SUPPLIED DATA

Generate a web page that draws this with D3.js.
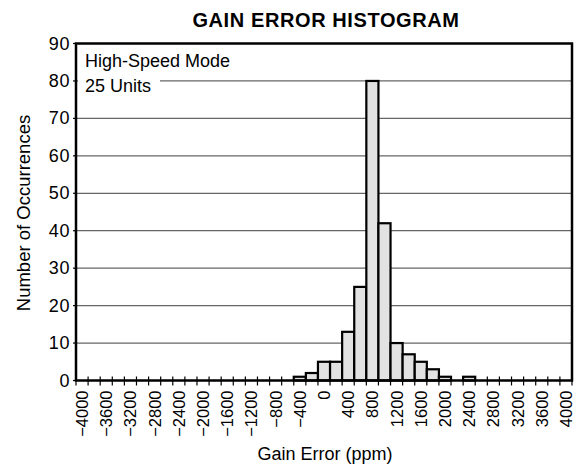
<!DOCTYPE html>
<html>
<head>
<meta charset="utf-8">
<script src="https://cdn.jsdelivr.net/npm/d3@7/dist/d3.min.js"></script>
<style>
  body { margin: 0; background: #fff; }
  svg { display: block; font-family: "Liberation Sans", Arial, sans-serif; }
</style>
</head>
<body>
<svg id="chart" width="578" height="468"></svg>
<script>
// Bin centres (ppm); each bin is 200 ppm wide
const binCenters = [-400, -200, 0, 200, 400, 600, 800, 1000, 1200, 1400, 1600, 1800, 2000, 2200, 2400];
const counts     = [1, 2, 5, 5, 13, 25, 80, 42, 10, 7, 5, 3, 1, 0, 1];
const binWidth = 200;

const xLabelValues = d3.range(-4000, 4001, 400);
const yTickValues  = d3.range(0, 91, 10);
const gridValues   = d3.range(10, 81, 10);
const noteLines    = ["High-Speed Mode", "25 Units"];

const svg = d3.select("#chart");
const m = { left: 76, right: 572, top: 43.5, bottom: 380.5 };

const x = d3.scaleLinear().domain([-4100, 4100]).range([m.left, m.right]);
const y = d3.scaleLinear().domain([0, 90]).range([m.bottom, m.top]);

// Title
svg.append("text")
  .attr("x", 326).attr("y", 27)
  .attr("text-anchor", "middle")
  .attr("font-weight", "bold")
  .attr("font-size", 20)
  .attr("letter-spacing", 0.6)
  .text("GAIN ERROR HISTOGRAM");

// Horizontal grid
svg.append("g").selectAll("line").data(gridValues).join("line")
  .attr("x1", m.left).attr("x2", m.right)
  .attr("y1", d => y(d)).attr("y2", d => y(d))
  .attr("stroke", "#666").attr("stroke-width", 1.3);

// Note box (white backing hides the grid line behind it)
const note = svg.append("g");
note.append("rect")
  .attr("x", m.left + 2).attr("y", m.top + 2)
  .attr("width", 82).attr("height", 52)
  .attr("fill", "#fff");
note.selectAll("text").data(noteLines).join("text")
  .attr("x", 85).attr("y", (d, i) => 67 + i * 24.5)
  .attr("font-size", 18)
  .text(d => d);

// Bars
svg.append("g").selectAll("rect")
  .data(binCenters.map((c, i) => ({ c, v: counts[i] })).filter(d => d.v > 0))
  .join("rect")
  .attr("x", d => x(d.c - binWidth / 2))
  .attr("width", d => x(d.c + binWidth / 2) - x(d.c - binWidth / 2))
  .attr("y", d => y(d.v))
  .attr("height", d => y(0) - y(d.v))
  .attr("fill", "#e1e2e1")
  .attr("stroke", "#000")
  .attr("stroke-width", 2.2);

// X axis: ticks at bin edges crossing the baseline
const edgeTicks = d3.range(-4100, 4101, 200);
svg.append("g").selectAll("line").data(edgeTicks).join("line")
  .attr("x1", d => x(d)).attr("x2", d => x(d))
  .attr("y1", m.bottom - 4).attr("y2", m.bottom + 5)
  .attr("stroke", "#000").attr("stroke-width", 1.2);

const fmt = d => (d < 0 ? "\u2212" + Math.abs(d) : String(d));
svg.append("g").selectAll("text").data(xLabelValues).join("text")
  .attr("transform", d => `translate(${x(d) + 6},${m.bottom + 10}) rotate(-90)`)
  .attr("text-anchor", "end")
  .attr("font-size", 16.5)
  .text(fmt);

// Y axis ticks and labels
svg.append("g").selectAll("line").data(yTickValues).join("line")
  .attr("x1", m.left - 3).attr("x2", m.left)
  .attr("y1", d => y(d)).attr("y2", d => y(d))
  .attr("stroke", "#000").attr("stroke-width", 1.2);
svg.append("g").selectAll("text").data(yTickValues).join("text")
  .attr("x", m.left - 6).attr("y", d => y(d) + 6)
  .attr("text-anchor", "end")
  .attr("font-size", 18)
  .attr("letter-spacing", 0.6)
  .text(d => d);

// Frame
svg.append("rect")
  .attr("x", m.left).attr("y", m.top)
  .attr("width", m.right - m.left).attr("height", m.bottom - m.top)
  .attr("fill", "none").attr("stroke", "#000").attr("stroke-width", 2.5);

// Axis titles
svg.append("text")
  .attr("x", 325).attr("y", 460)
  .attr("text-anchor", "middle")
  .attr("font-size", 18)
  .text("Gain Error (ppm)");
svg.append("text")
  .attr("transform", "translate(30,213) rotate(-90)")
  .attr("text-anchor", "middle")
  .attr("font-size", 18.5)
  .text("Number of Occurrences");
</script>
</body>
</html>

TASK STATEMENT
Copy out each line exactly, without the pictures.

OUTPUT BELOW
Generate a web page that draws this with D3.js.
<!DOCTYPE html>
<html>
<head>
<meta charset="utf-8">
<script src="https://cdn.jsdelivr.net/npm/d3@7/dist/d3.min.js"></script>
<style>
  body { margin: 0; background: #fff; }
  svg { display: block; font-family: "Liberation Sans", Arial, sans-serif; }
</style>
</head>
<body>
<svg id="chart" width="578" height="468"></svg>
<script>
// Bin centres (ppm); each bin is 200 ppm wide
const binCenters = [-400, -200, 0, 200, 400, 600, 800, 1000, 1200, 1400, 1600, 1800, 2000, 2200, 2400];
const counts     = [1, 2, 5, 5, 13, 25, 80, 42, 10, 7, 5, 3, 1, 0, 1];
const binWidth = 200;

const xLabelValues = d3.range(-4000, 4001, 400);
const yTickValues  = d3.range(0, 91, 10);
const gridValues   = d3.range(10, 81, 10);
const noteLines    = ["High-Speed Mode", "25 Units"];

const svg = d3.select("#chart");
const m = { left: 76, right: 572, top: 43.5, bottom: 380.5 };

const x = d3.scaleLinear().domain([-4100, 4100]).range([m.left, m.right]);
const y = d3.scaleLinear().domain([0, 90]).range([m.bottom, m.top]);

// Title
svg.append("text")
  .attr("x", 326).attr("y", 27)
  .attr("text-anchor", "middle")
  .attr("font-weight", "bold")
  .attr("font-size", 20)
  .attr("letter-spacing", 0.6)
  .text("GAIN ERROR HISTOGRAM");

// Horizontal grid
svg.append("g").selectAll("line").data(gridValues).join("line")
  .attr("x1", m.left).attr("x2", m.right)
  .attr("y1", d => y(d)).attr("y2", d => y(d))
  .attr("stroke", "#666").attr("stroke-width", 1.3);

// Note box (white backing hides the grid line behind it)
const note = svg.append("g");
note.append("rect")
  .attr("x", m.left + 2).attr("y", m.top + 2)
  .attr("width", 82).attr("height", 52)
  .attr("fill", "#fff");
note.selectAll("text").data(noteLines).join("text")
  .attr("x", 85).attr("y", (d, i) => 67 + i * 24.5)
  .attr("font-size", 18)
  .text(d => d);

// Bars
svg.append("g").selectAll("rect")
  .data(binCenters.map((c, i) => ({ c, v: counts[i] })).filter(d => d.v > 0))
  .join("rect")
  .attr("x", d => x(d.c - binWidth / 2))
  .attr("width", d => x(d.c + binWidth / 2) - x(d.c - binWidth / 2))
  .attr("y", d => y(d.v))
  .attr("height", d => y(0) - y(d.v))
  .attr("fill", "#e1e2e1")
  .attr("stroke", "#000")
  .attr("stroke-width", 2.2);

// X axis: ticks at bin edges crossing the baseline
const edgeTicks = d3.range(-4100, 4101, 200);
svg.append("g").selectAll("line").data(edgeTicks).join("line")
  .attr("x1", d => x(d)).attr("x2", d => x(d))
  .attr("y1", m.bottom - 4).attr("y2", m.bottom + 5)
  .attr("stroke", "#000").attr("stroke-width", 1.2);

const fmt = d => (d < 0 ? "\u2212" + Math.abs(d) : String(d));
svg.append("g").selectAll("text").data(xLabelValues).join("text")
  .attr("transform", d => `translate(${x(d) + 6},${m.bottom + 10}) rotate(-90)`)
  .attr("text-anchor", "end")
  .attr("font-size", 16.5)
  .text(fmt);

// Y axis ticks and labels
svg.append("g").selectAll("line").data(yTickValues).join("line")
  .attr("x1", m.left - 3).attr("x2", m.left)
  .attr("y1", d => y(d)).attr("y2", d => y(d))
  .attr("stroke", "#000").attr("stroke-width", 1.2);
svg.append("g").selectAll("text").data(yTickValues).join("text")
  .attr("x", m.left - 6).attr("y", d => y(d) + 6)
  .attr("text-anchor", "end")
  .attr("font-size", 18)
  .attr("letter-spacing", 0.6)
  .text(d => d);

// Frame
svg.append("rect")
  .attr("x", m.left).attr("y", m.top)
  .attr("width", m.right - m.left).attr("height", m.bottom - m.top)
  .attr("fill", "none").attr("stroke", "#000").attr("stroke-width", 2.5);

// Axis titles
svg.append("text")
  .attr("x", 325).attr("y", 460)
  .attr("text-anchor", "middle")
  .attr("font-size", 18)
  .text("Gain Error (ppm)");
svg.append("text")
  .attr("transform", "translate(30,213) rotate(-90)")
  .attr("text-anchor", "middle")
  .attr("font-size", 18.5)
  .text("Number of Occurrences");
</script>
</body>
</html>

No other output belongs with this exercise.